平谷さんは、フードリボンプロジェクトをもっと多くの人に知ってもらおうと、フードリボンの体験イベントも行っている。
9月18日には「フードリボンを使ってパパ&ママお疲れの日イベント」として、食事会が開かれた。
参加した子どもたちに自らフードリボンを取ってもらい、お店のスタッフに渡す。実際に手を動かして、仕組みを理解してもらうのだ。
この日は、親子合わせて約20人が参加。エビマヨとヒジキ煮、カボチャのスープに舌鼓を打った。
また、この日は平谷さんと同じくフードリボンプロジェクトに取り組む女性クラウン(ピエロ)の「ピエコロ」さんもボランティアで参加。
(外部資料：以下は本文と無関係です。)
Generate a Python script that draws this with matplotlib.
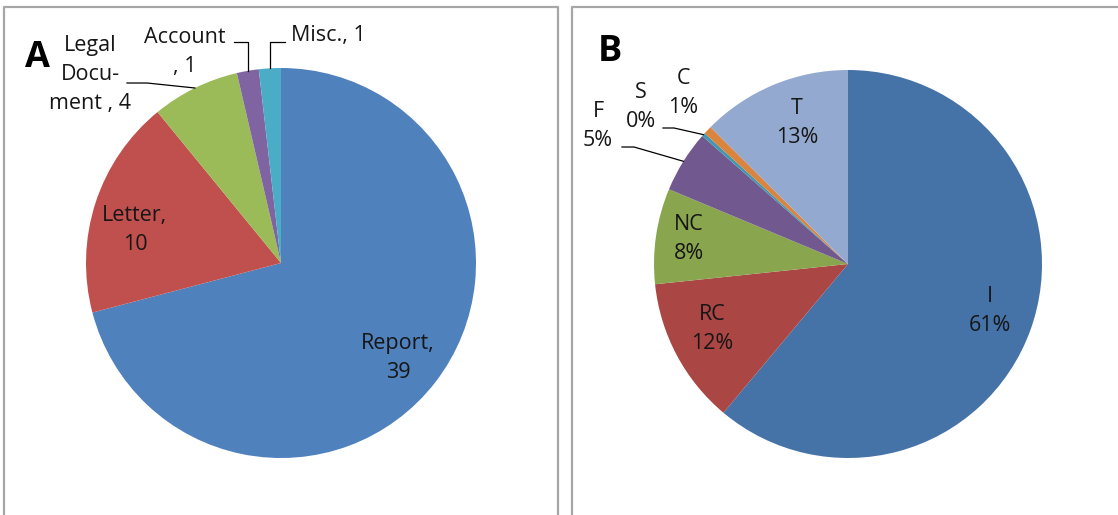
import numpy as np
import matplotlib.pyplot as plt

# panel A: document types (counts)
doc_names = ['Report', 'Letter', 'Legal\nDocu-\nment ', 'Account', 'Misc.']
doc_counts = [39, 10, 4, 1, 1]
doc_colors = ['#4f81bd', '#c0504d', '#9bbb59', '#8064a2', '#4bacc6']
doc_fmt = ['{},\n{}', '{},\n{}', '{}, {}', '{}\n, {}', '{}, {}']

# panel B: codes (share in %)
codes = ['I', 'RC', 'NC', 'F', 'S', 'C', 'T']
code_share = [61.4, 12.3, 8.0, 5.2, 0.3, 0.7, 12.6]
code_colors = ['#4572a7', '#aa4643', '#89a54e', '#71588f', '#4198af', '#db843d', '#93a9cf']

W, H = 1118, 515
plt.rcParams['font.family'] = ['Open Sans', 'DejaVu Sans']
fig = plt.figure(figsize=(W / 100, H / 100), dpi=100)
ax = fig.add_axes([0, 0, 1, 1])

TXT = '#161616'
FS = 15.5
LS = 1.5


def py(y):
    # pixel row (top origin) -> data y
    return H - y


def draw_pie(values, colors, cx, cy, r):
    ax.pie(values, colors=colors, startangle=90, counterclock=False,
           center=(cx, py(cy)), radius=r, wedgeprops=dict(linewidth=0))
    total = float(sum(values))
    cum = np.cumsum([0] + list(values))
    edges = []
    for i, v in enumerate(values):
        a = np.radians(90 - 360 * (cum[i] + v / 2) / total)
        edges.append((cx + r * np.cos(a), cy - r * np.sin(a)))
    return edges


def leader(start, dx, end, corner=False):
    if corner:
        xs = [start[0], end[0], end[0]]
        ys = [start[1], start[1], end[1]]
    else:
        xs = [start[0], start[0] + dx, end[0]]
        ys = [start[1], start[1], end[1]]
    ax.plot(xs, [py(y) for y in ys], color='black', lw=0.9,
            solid_joinstyle='round')


# ---- panel A
edges_a = draw_pie(doc_counts, doc_colors, 281, 263, 195)
pos_a = [(398, 358), (135, 230), (90, 74), (185, 52), (328, 35)]
for name, n, f, (x, y) in zip(doc_names, doc_counts, doc_fmt, pos_a):
    ax.text(x, py(y), f.format(name, n), ha='center', va='center',
            fontsize=FS, color=TXT, linespacing=LS)
leader((127, 83), 20, edges_a[2])
leader((234, 42), 0, edges_a[3], corner=True)
leader((285, 42), 0, edges_a[4], corner=True)
ax.text(37, py(58), 'A', ha='center', va='center', fontsize=26,
        fontweight='bold', color='black')

# ---- panel B
edges_b = draw_pie(code_share, code_colors, 848, 264, 194)
pct = [100 * v / sum(code_share) for v in code_share]
pos_b = [(990, 311), (712, 329), (689, 239), (598, 126), (641, 107),
         (683, 93), (797, 123)]
for c, p, (x, y) in zip(codes, pct, pos_b):
    ax.text(x, py(y), '{}\n{:.0f}%'.format(c, p), ha='center', va='center',
            fontsize=FS, color=TXT, linespacing=LS)
leader((663, 128), 11, edges_b[4])
leader((622, 147), 12, edges_b[3])
ax.text(610, py(52), 'B', ha='center', va='center', fontsize=26,
        fontweight='bold', color='black')

# panel borders
bc = '#a6a6a6'
ax.plot([4, 4, 558, 558], [py(H), py(7), py(7), py(H)], color=bc, lw=1.6)
ax.plot([572, 572, W + 5], [py(H), py(7), py(7)], color=bc, lw=1.6)

ax.set_xlim(0, W)
ax.set_ylim(0, H)
ax.set_aspect('auto')
ax.axis('off')

fig.savefig('out.png', dpi=100)
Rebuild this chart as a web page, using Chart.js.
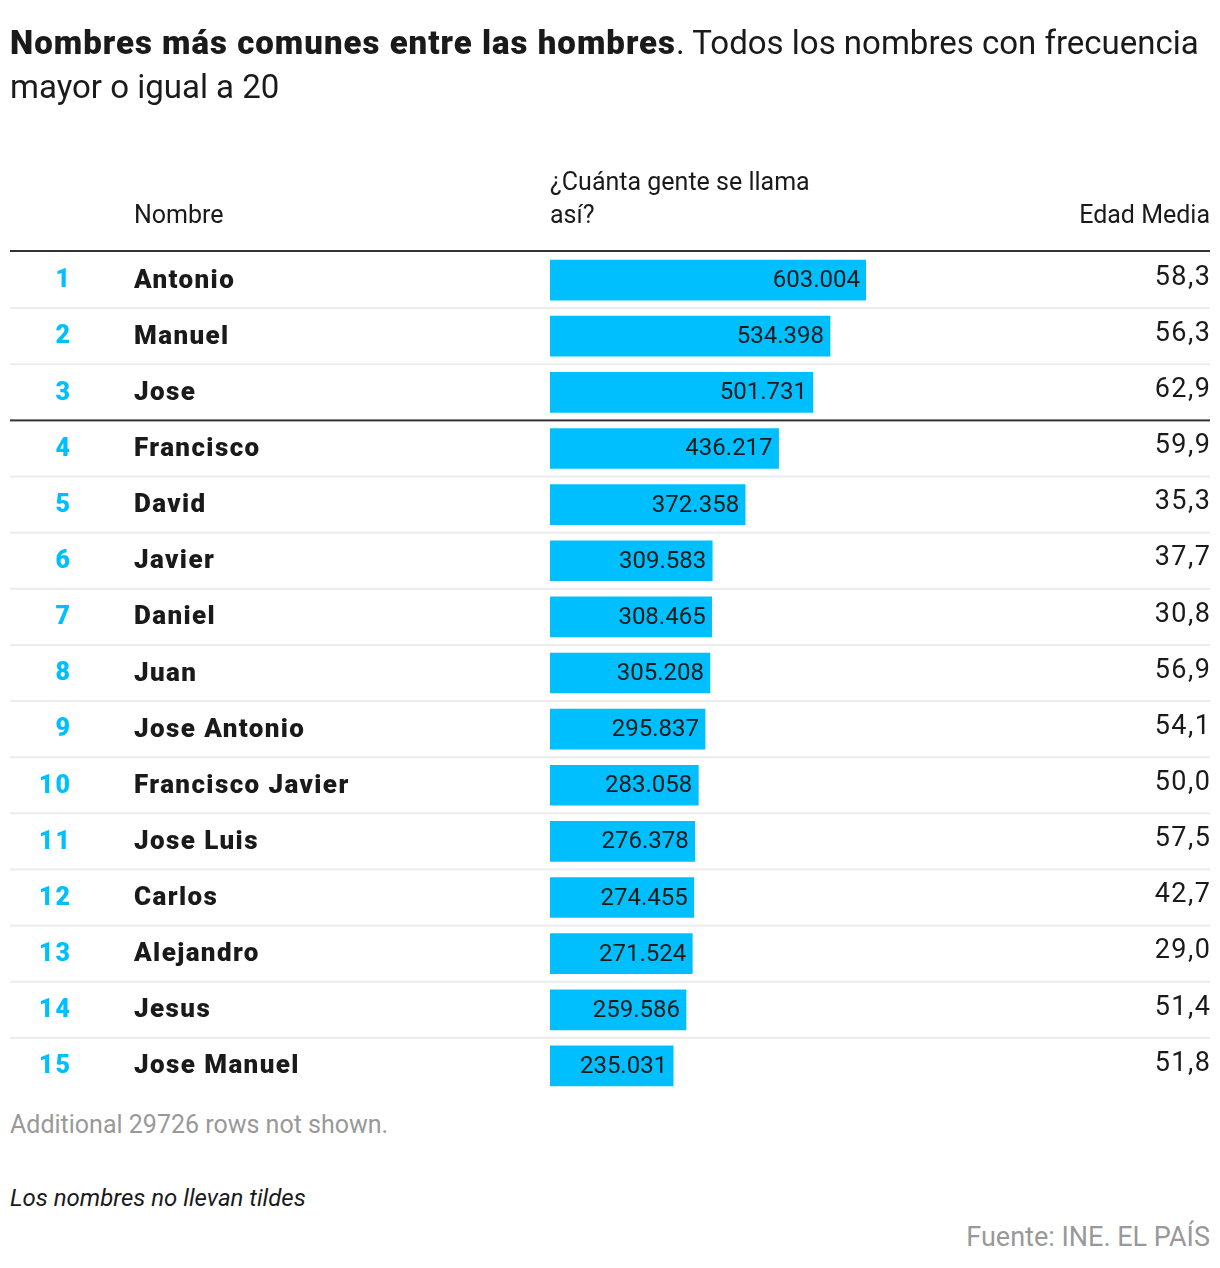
<!DOCTYPE html>
<html>
<head>
<meta charset="utf-8">
<script src="https://cdn.jsdelivr.net/npm/chart.js@4.4.0/dist/chart.umd.min.js"></script>
<style>
  body { margin: 0; background: #fff; font-family: Roboto, "Liberation Sans", sans-serif; color: #1a1a1a; }
  #page { position: relative; width: 1220px; height: 1268px; overflow: hidden; }
  .abs { position: absolute; white-space: nowrap; }
  #title { left: 10px; top: 21px; font-size: 33px; line-height: 44px; }
  #title b { font-weight: 900; letter-spacing: 1px; }
  .head { font-size: 25px; line-height: 33px; }
  #chartBox { position: absolute; left: 0; top: 0; width: 1220px; height: 1100px; }
</style>
</head>
<body>
<div id="page">
  <div id="chartBox"><canvas id="Tabla"></canvas></div>
  <div id="title" class="abs"><b>Nombres más comunes entre las hombres</b>. Todos los nombres con frecuencia<br>mayor o igual a 20</div>
  <div class="abs head" style="left:134px; top:198px;">Nombre</div>
  <div class="abs head" style="left:550px; top:165px;">¿Cuánta gente se llama<br>así?</div>
  <div class="abs head" style="right:10px; top:198px;">Edad Media</div>
  <div class="abs" style="left:10px; top:1110px; font-size:25px; color:#999;">Additional 29726 rows not shown.</div>
  <div class="abs" style="left:10px; top:1184px; font-size:24px; font-style:italic;">Los nombres no llevan tildes</div>
  <div class="abs" style="right:10px; top:1221px; font-size:27px; color:#999;">Fuente: INE. EL PAÍS</div>
</div>
<script>
const ranks = [1, 2, 3, 4, 5, 6, 7, 8, 9, 10, 11, 12, 13, 14, 15];
const names = ["Antonio", "Manuel", "Jose", "Francisco", "David", "Javier", "Daniel", "Juan",
               "Jose Antonio", "Francisco Javier", "Jose Luis", "Carlos", "Alejandro", "Jesus", "Jose Manuel"];
const counts = [603004, 534398, 501731, 436217, 372358, 309583, 308465, 305208,
                295837, 283058, 276378, 274455, 271524, 259586, 235031];
const ages = [58.3, 56.3, 62.9, 59.9, 35.3, 37.7, 30.8, 56.9, 54.1, 50.0, 57.5, 42.7, 29.0, 51.4, 51.8];

const CYAN = "#00BFFF";

function fmtCount(n)
{
    return n.toString().replace(/\B(?=(\d{3})+(?!\d))/g, ".");
}

// dibuja numeros, nombres, edades y lineas de separacion
const tablePlugin = {
    id: "tablePlugin",
    beforeDatasetsDraw(chart) {
        const ctx = chart.ctx;
        const y = chart.scales.y;
        const area = chart.chartArea;
        const step = y.getPixelForValue(1) - y.getPixelForValue(0);
        ctx.save();
        // linea de cabecera
        ctx.fillStyle = "#333";
        ctx.fillRect(10, area.top - 2, 1200, 2);
        for (let i = 0; i < names.length - 1; i++) {
            const ly = y.getPixelForValue(i) + step / 2;
            if (i == 2) {
                ctx.fillStyle = "#333";
            } else {
                ctx.fillStyle = "#ececec";
            }
            ctx.fillRect(10, ly - 1, 1200, 2);
        }
        ctx.restore();
    },
    afterDatasetsDraw(chart) {
        const ctx = chart.ctx;
        const y = chart.scales.y;
        const bars = chart.getDatasetMeta(0).data;
        ctx.save();
        ctx.textBaseline = "middle";
        for (let i = 0; i < names.length; i++) {
            const cy = y.getPixelForValue(i) + 1;
            ctx.fillStyle = CYAN;
            ctx.font = "900 25px Roboto";
            ctx.letterSpacing = "2px";
            ctx.textAlign = "right";
            ctx.fillText(ranks[i], 72, cy);

            ctx.fillStyle = "#1a1a1a";
            ctx.font = "900 26px Roboto";
            ctx.letterSpacing = "1.4px";
            ctx.textAlign = "left";
            ctx.fillText(names[i], 134, cy);

            ctx.font = "400 24px Roboto";
            ctx.letterSpacing = "0px";
            ctx.textAlign = "right";
            ctx.fillText(fmtCount(counts[i]), bars[i].x - 6, cy);

            ctx.font = "400 27px Roboto";
            ctx.letterSpacing = "1.5px";
            ctx.fillText(ages[i].toFixed(1).replace(".", ","), 1211.5, cy - 3);
        }
        ctx.restore();
    }
};

const canvas = document.getElementById("Tabla");
new Chart(canvas.getContext("2d"), {
    type: "bar",
    data: {
        labels: names,
        datasets: [{
            data: counts,
            backgroundColor: CYAN,
            barThickness: 40,
            borderWidth: 0
        }]
    },
    options: {
        indexAxis: "y",
        responsive: true,
        maintainAspectRatio: false,
        animation: false,
        layout: { padding: { top: 252, left: 550, right: 354, bottom: 6 } },
        plugins: { legend: { display: false }, tooltip: { enabled: false } },
        scales: {
            x: { display: false, min: 0, max: 603004 },
            y: { display: false, grid: { display: false } }
        }
    },
    plugins: [tablePlugin]
});
</script>
</body>
</html>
子どもたちと一緒に食事を摂った後、バルーンアートで楽しいひと時を過ごした。
「ピエコロ」さんは、日本で数少ない専業クラウンで、保育園や幼稚園、ショッピングモールなどでパフォーマンスを披露している。
「子ども食堂だと、飲食店さん側が資金や労力がすごく大変と聞いています。フードリボンだったら、子どもがいつでもお店に入ってきて、リボンを取って『いただきます』ができて、子どもたちに手を差し伸べてあげられるのが魅力だと感じています」(ピエコロさん)
平谷さんに、今後の目標を伺った。
「このような場所が市町村に最低でもひとつずつあれば、みんなもっと幸せな形になっていくんじゃないかと思っています。小学校の各校区につくるのが目標です」
平谷さんをはじめ、フードリボンプロジェクトに関わる飲食店個々の活動は小さいかもしれないが、それが全国に広がれば大きな輪となり、救われる子どもの数も増えるはずだ。